Bush's actions have brought to the surface the fault-lines of 
European enlargement, which long preceded his drive to war against 
Iraq. The result is rising tension between the U.S. and France and 
Germany on a scale not seen in 50 years.

Bush cronies like Richard Perle of the Defense Policy Board have 
declared that the U.S. should abandon "romantic, nostalgic notions of 
the U.S. and members of the EU as allies working to achieve a common 
policy." And Secretary of State Colin Powell recently stated: "The 
[Atlantic] alliance is breaking itself up because it will not meet 
its responsibilities."

This has made it easier for Russia-which has nothing to gain and much 
to lose from a U.S. war against Iraq in the way of oil contracts and 
a $20 billion debt owed to it by Hussein-to threaten to veto a war 
against Iraq in the UN Security Council.

These intra-capitalist rivalries pose a huge challenge for the 
anti-war movements, because nothing would do more to channel them 
into a reformist, non-revolutionary direction than for the movements 
to follow the latest incarnations of neo-Gaullism. The more anti-war 
movements tailend existing state powers, be it France, Germany, or 
any other power in the UN, the less likely they are to ever pose any 
real challenge to world capitalism.

IMPACT ON THE MIDDLE EAST

Bush's rush to war has also led to increased conflict with Turkey. 
The Turkish parliament's March 1 failure to approve positioning 
60,000 U.S. troops there for an invasion, even after being offered 
$30 billion in economic inducements, was a stunning setback for the 
administration.

U.S. relations with Turkey have been severely strained since Turkey 
will not even allow U.S. jets to take off from bases in the country, 
permitting only flights over its airspace. Over 95 per cent of its 
populace opposes war on Iraq, and the U.S. pressure-it would not be 
wrong to call it bribery-to get it to agree to its mandates earned it 
few friends, even from within Turkey's political establishment. Murat 
Mercan, a member of parliament, said of U.S.-Turkish relations: "The 
relationship is spoiled. The Americans dictated to us. It became a 
business negotiation, not something between friends. It disgusted me."

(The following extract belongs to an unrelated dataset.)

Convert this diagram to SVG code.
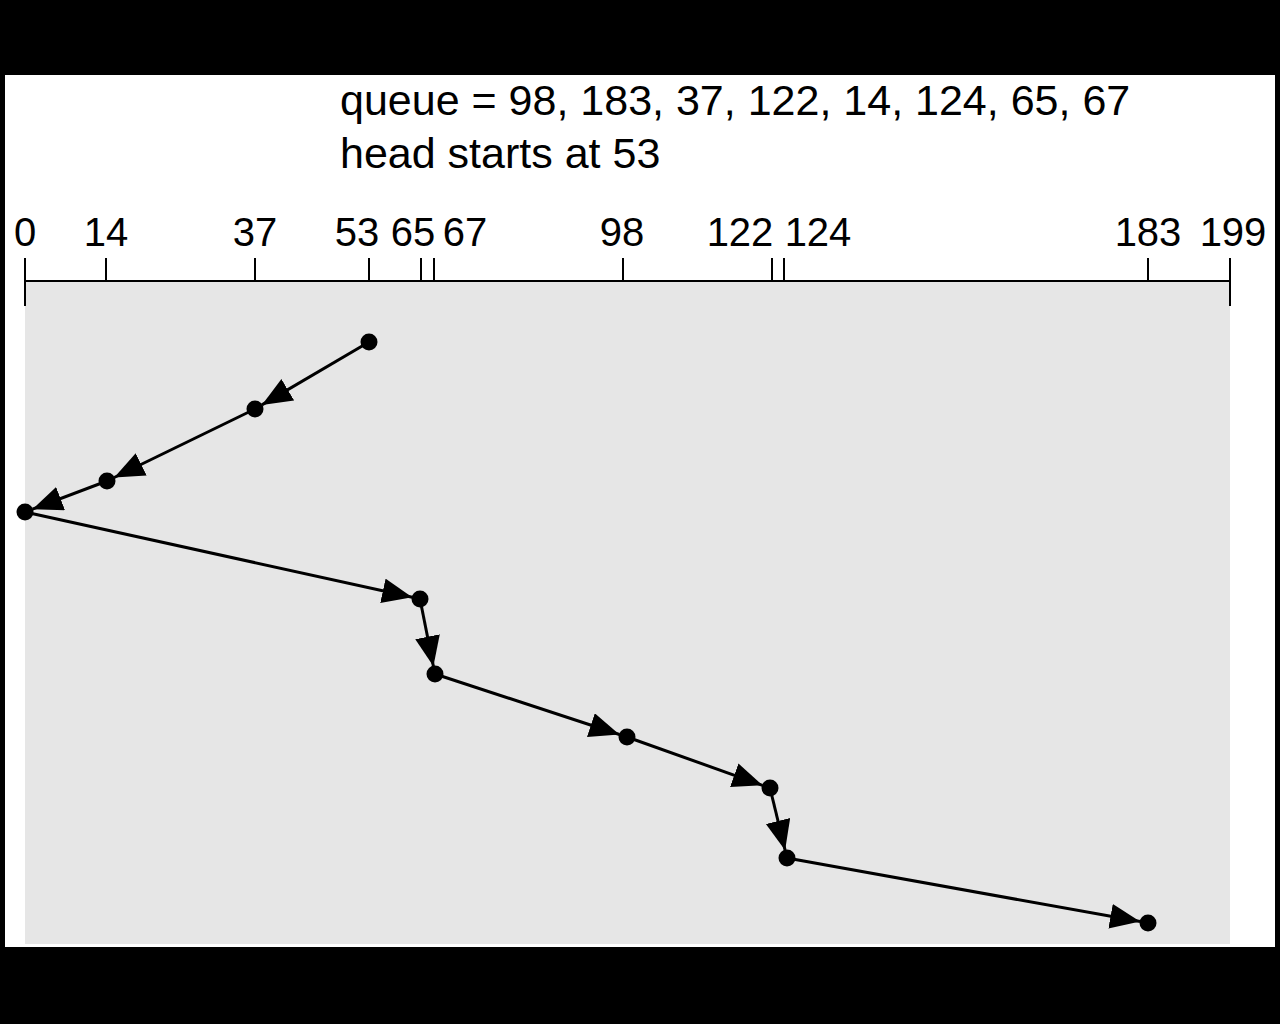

The U.S. setback on Turkey is especially striking since the U.S. 
burned up a lot of political capital to secure its cooperation, as 
seen in its promise to allow the Turkish army to occupy northern Iraq 
to keep the Kurds in line. The U.S. also promised Turkey that it 
would make sure that the Kurds don't get control of the Mosul and 
Kirkuk oil fields. Kurdish groups were furious over this.

As bad a deal as the Kurds will get from the war, the Palestinians 
are destined to make out worse. Today is not like 1991, when the U.S. 
had support from many European and Arab regimes in the first Gulf 
War. Because of this Bush Sr. had to pay at least lip service to 
Palestinian desires for self-determination after the war.

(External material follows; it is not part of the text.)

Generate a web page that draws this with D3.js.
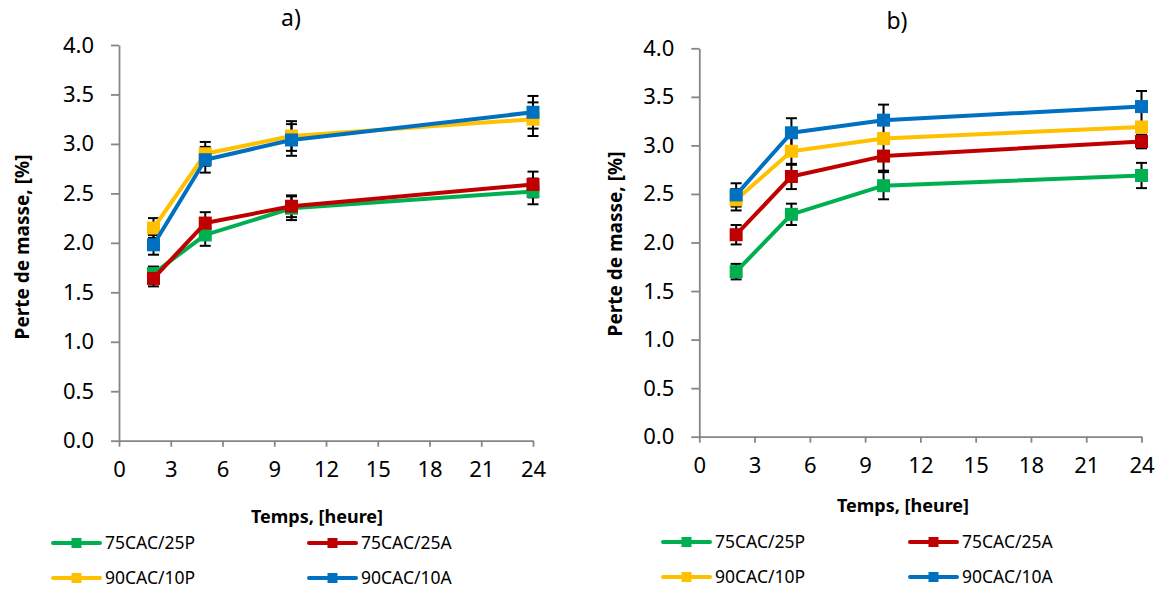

The situation is different now, when the U.S. and Britain are taking 
on Iraq virtually alone. Bush's entire approach indicates that he 
will give a green light to Israel's Sharon to do as he pleases in his 
continuous war against the Palestinians. This despite the "road map" 
plan, which calls for forming a Palestinian state in three years. 
This will not amount to much. First, because the divisions between 
the U.S. and some of its allies means that the so-called quartet-the 
U.S., UN, EU, and Russia-will find it hard to put collective pressure 
on Israel. Second, because Bush insists that before any negotiations 
begin all violent acts against Israel must cease-the same demand 
Sharon has been making for two years to prevent any meaningful 
discussion from taking place with the Palestinians.

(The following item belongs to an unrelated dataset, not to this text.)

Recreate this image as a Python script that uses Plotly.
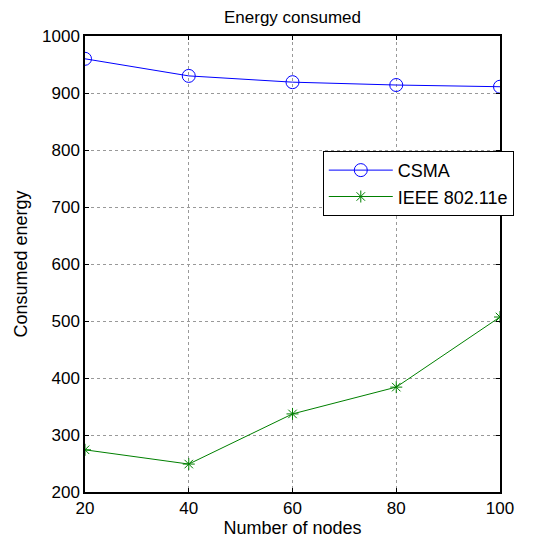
import plotly.graph_objects as go

nodes = [20, 40, 60, 80, 100]
csma = [960, 930, 919, 914, 911]
ieee = [274, 249, 337, 384, 507]
x_ticks = [20, 40, 60, 80, 100]
y_ticks = [200, 300, 400, 500, 600, 700, 800, 900, 1000]

fig = go.Figure()
fig.add_trace(go.Scatter(x=nodes, y=csma, name="CSMA", mode="lines+markers",
                         line=dict(color="#0000ff", width=1),
                         marker=dict(symbol="circle-open", size=13, color="#0000ff", line=dict(width=1))))
fig.add_trace(go.Scatter(x=nodes, y=ieee, name="IEEE 802.11e", mode="lines+markers",
                         line=dict(color="#008000", width=1),
                         marker=dict(symbol="asterisk-open", size=10, color="#008000", line=dict(width=1, color="#008000"))))

axis_common = dict(showline=True, linecolor="black", linewidth=1.5, mirror="ticks",
                   ticks="inside", ticklen=4, tickcolor="black", automargin=False,
                   showgrid=True, gridcolor="#999999", griddash="dot", gridwidth=1,
                   zeroline=False, tickfont=dict(size=17, color="black"))

fig.update_layout(
    width=541, height=541,
    paper_bgcolor="white", plot_bgcolor="white",
    margin=dict(l=77, r=49, t=28, b=57),
    font=dict(family="Liberation Sans, Arial", size=15, color="black"),
    title=dict(text="Energy consumed", x=0.5, xref="paper", xanchor="center",
               y=1-9/541, yanchor="middle", font=dict(size=17)),
    xaxis=dict(range=[20, 100], tickvals=x_ticks, title=dict(text="Number of nodes", standoff=0), **axis_common),
    yaxis=dict(range=[200, 1000], tickvals=y_ticks, title=dict(text="Consumed energy", standoff=10), **axis_common),
    legend=dict(x=0.573, y=0.748, xanchor="left", yanchor="top",
                bordercolor="black", borderwidth=1, bgcolor="white",
                itemwidth=64, font=dict(size=18)),
    showlegend=True,
)

fig.write_html("out.html")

The peril facing the Palestinians is further underlined by Sharon's 
new government, which includes the National Union Party. It favors 
annexation of the West Bank and expulsion of the Palestinians from 
the occupied territories.

Israel's rulers hope that U.S. war against Iraq will allow it to 
reshape the Middle East in its image. Defense Minister Shaul Mofaz 
said that after the U.S. takes care of Iraq it should go after Iran, 
a greater threat to Israel: "We have great interest in shaping the 
Middle East the day after a war." Members of the Bush administration 
have begun to openly talk of the war against Iraq as a "pilot 
project" for future U.S. wars of intervention, possibly against Iran.

WAR IN EAST ASIA?

Bush's actions are also raising the risk of war with North Korea, 
which is also placing strain on the U.S.'s global alliances.

Sensing that it may be next on Bush's hit-list, North Korea's 
decrepit Stalinist regime has upped the ante by restarting its 
nuclear reactor at Yongbyon and openly challenging U.S. spy aircraft. 
Bush, who refuses to engage in direct talks with North Korea, 
responded on March 4 by sending 24 B-52 and B-1 bombers to Guam, in 
striking distance of North Korea. Though he says the U.S. will not 
"invade" North Korea, he has not ruled out a preemptive air strike on 
its nuclear facilities.

These moves are causing consternation in South Korea. Over 21 million 
South Koreans live in the "kill box"-the Seoul metropolitan area, in 
reach of North Korea's 13,000 artillery pieces. Another Korean war 
could kill over a million people-and that's without counting the use 
of nuclear weapons.

This is creating serious tensions between the U.S.  and South Korea, 
which wants to form a Common Market with North Korea. South Korea's 
President Roh Moo Hyun recently said in a speech to the Korean 
Federation of Trade Unions, "Koreans should stand together, although 
things will get difficult when the U.S. bosses us around." An advisor 
to Roh added, "If the American policy is simply to wait for North 
Korea to make a huge mistake, there is no future for the alliance and 
no future for the American position in East Asia" (See The New York 
Times, Feb. 25).

On Feb. 24, China, Australia and South Korea urged the U.S. to enter 
into one-to-one talks with North Korea. Bush refuses. Relations with 
China are becoming strained. Japan has moved closer to the U.S. 
position, worried about China's growing power in East Asia. Whether 
we look at West Europe or East Asia, the U.S.'s drive for war 
threatens to unravel the whole structure of global politics.

A CHANGED WORLD

The U.S. war against Iraq is rooted in the U.S. drive for single 
world mastery. It's been with us ever since the end of World War II, 
when the U.S. contended with Russia for world domination. By 1991 the 
collapse of the Soviet Union forced one side to drop out of this 
drive for world domination. Yet the U.S. continued its drive, 
unencumbered by competition from another superpower.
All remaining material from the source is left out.